Over the next few days and weeks there will undoubtedly be a lot of theorizing about what happened. Some will zero in on the failure of an academy whose taste clearly isn’t quite as evolved as its rapidly diversifying and internationalizing membership would suggest. Still others will be tempted to identify a stubborn strain of Trumpian anti-intellectualism among “Green Book” lovers who dug in their heels in defense of a much-maligned favorite.

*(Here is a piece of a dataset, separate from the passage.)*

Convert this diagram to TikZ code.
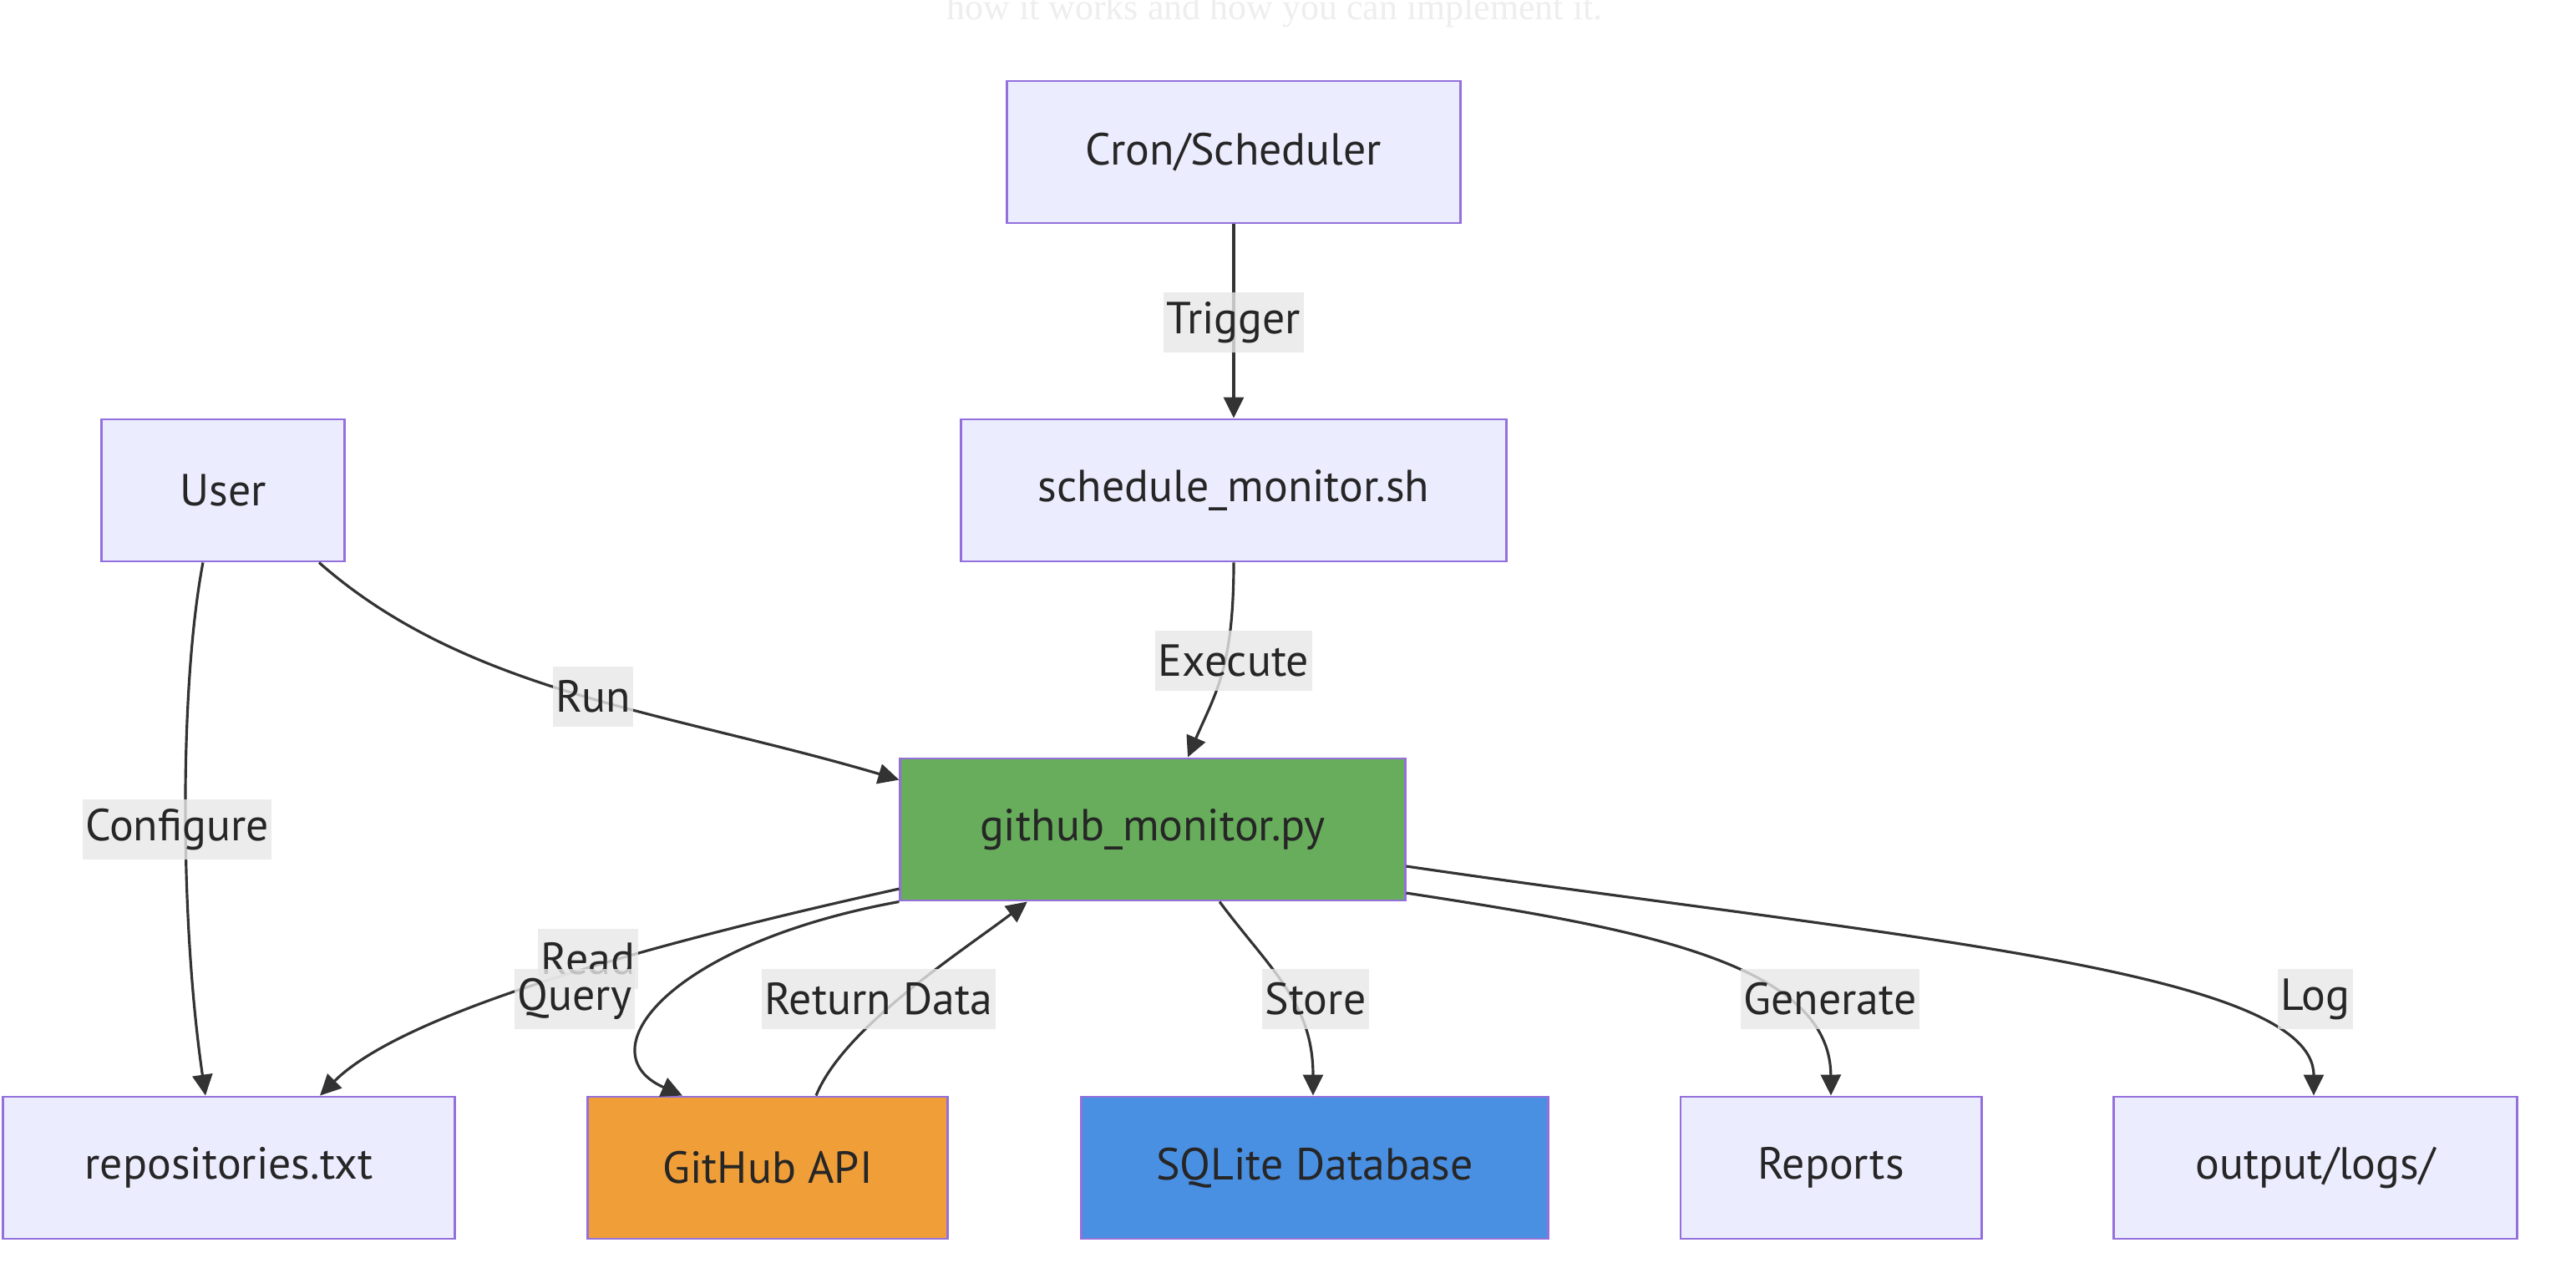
\documentclass[tikz,border=0pt]{standalone}
\usepackage{fontspec}
\setmainfont{PT Sans}
\newfontfamily\serifface{Liberation Serif}
\usetikzlibrary{arrows.meta}
\definecolor{boxfill}{HTML}{ECECFF}
\definecolor{boxline}{HTML}{9370DB}
\definecolor{greenfill}{HTML}{67AD5B}
\definecolor{orangefill}{HTML}{F09E38}
\definecolor{bluefill}{HTML}{4A90E2}
\definecolor{lblfill}{HTML}{E8E8E8}
\definecolor{edgecol}{HTML}{333333}
\definecolor{txt}{HTML}{262626}
\definecolor{faint}{HTML}{EEEEEE}
\begin{document}
\begin{tikzpicture}[x=0.01cm,y=-0.01cm,
  box/.style={draw=boxline, line width=0.8pt, fill=boxfill, minimum height=1.7cm, inner sep=0pt, text=txt, font=\fontsize{15.3}{18}\selectfont},
  arr/.style={draw=edgecol, line width=0.9pt, -{Triangle[length=0.25cm,width=0.24cm]}},
  lbl/.style={fill=lblfill, fill opacity=0.8, text opacity=1, text=txt, inner xsep=1pt, inner ysep=0pt, minimum height=0.72cm, font=\fontsize{15.3}{18}\selectfont},
]
\useasboundingbox (0,0) rectangle (3084,1512);
\fill[white] (0,0) rectangle (3084,1512);

\node[anchor=base, text=faint, font=\serifface\fontsize{12.5}{14}\selectfont] (intro) at (1526,24) {how it works and how you can implement it.};

% nodes
\node[box, minimum width=5.43cm] (cron) at (1477,182) {Cron/Scheduler};
\node[box, minimum width=6.53cm] (sched) at (1477,587) {schedule\_monitor.sh};
\node[box, minimum width=2.91cm] (user) at (267,587) {User};
\node[box, minimum width=6.04cm, fill=greenfill] (gh) at (1380,993) {github\_monitor.py};
\node[box, minimum width=5.41cm] (repo) at (274,1398) {repositories.txt};
\node[box, minimum width=4.31cm, fill=orangefill] (api) at (919,1398) {GitHub API};
\node[box, minimum width=5.59cm, fill=bluefill] (sql) at (1574,1398) {SQLite Database};
\node[box, minimum width=3.60cm] (rep) at (2192,1398) {Reports};
\node[box, minimum width=4.82cm] (logs) at (2772,1398) {output/logs/};

% edges
\draw[arr] (cron) -- (sched);
\draw[arr] (sched.south) .. controls (1477,800) and (1455,830) .. ([xshift=0.42cm]gh.north);
\draw[arr] ([xshift=-0.32cm]user.south east) .. controls (560,830) and (800,852) .. ([yshift=-0.27cm]gh.north west);
\draw[arr] ([xshift=-0.24cm]user.south) .. controls (215,820) and (215,1100) .. ([xshift=-0.28cm]repo.north);
\draw[arr] ([yshift=-0.71cm]gh.west) .. controls (778,1130) and (483,1212) .. ([xshift=1.09cm]repo.north);
\draw[arr] (gh.south west) .. controls (800,1130) and (700,1260) .. ([xshift=-1.02cm]api.north);
\draw[arr] ([xshift=0.58cm]api.north) .. controls (1010,1230) and (1150,1140) .. ([xshift=-1.5cm]gh.south);
\draw[arr] ([xshift=0.8cm]gh.south) .. controls (1520,1160) and (1572,1200) .. ([xshift=-0.02cm]sql.north);
\draw[arr] ([yshift=-0.76cm]gh.east) .. controls (1950,1110) and (2191,1150) .. (rep.north);
\draw[arr] ([yshift=-0.44cm]gh.east) .. controls (2250,1120) and (2770,1160) .. ([xshift=-0.02cm]logs.north);

% labels
\node[lbl] (lTrigger) at (1477,386) {Trigger};
\node[lbl] (lExecute) at (1477,791) {Execute};
\node[lbl] (lRun) at (710,834) {Run};
\node[lbl] (lConfigure) at (212,993) {Configure};
\node[lbl] (lRead) at (704,1148) {Read};
\node[lbl] (lQuery) at (688,1196) {Query};
\node[lbl] (lReturn) at (1052,1196) {Return Data};
\node[lbl] (lStore) at (1575,1196) {Store};
\node[lbl] (lGenerate) at (2191,1196) {Generate};
\node[lbl] (lLog) at (2772,1196) {Log};
\end{tikzpicture}
\end{document}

They may have a point. I remain optimistic that, as with “Crash’s” ill-remembered victory, the coronation of “Green Book” will turn out to be not a re-entrenchment but a calamitous fluke — the academy’s last concession (for now) to that portion of the white moviegoing audience that still believes stories of justice and progress will always have to be negotiated on their terms. As Shirley tells Vallelonga early on in “Green Book”: “You can do better.” His rebuke might just as well extend to the movie he’s in and to a voting body foolish enough to honor it.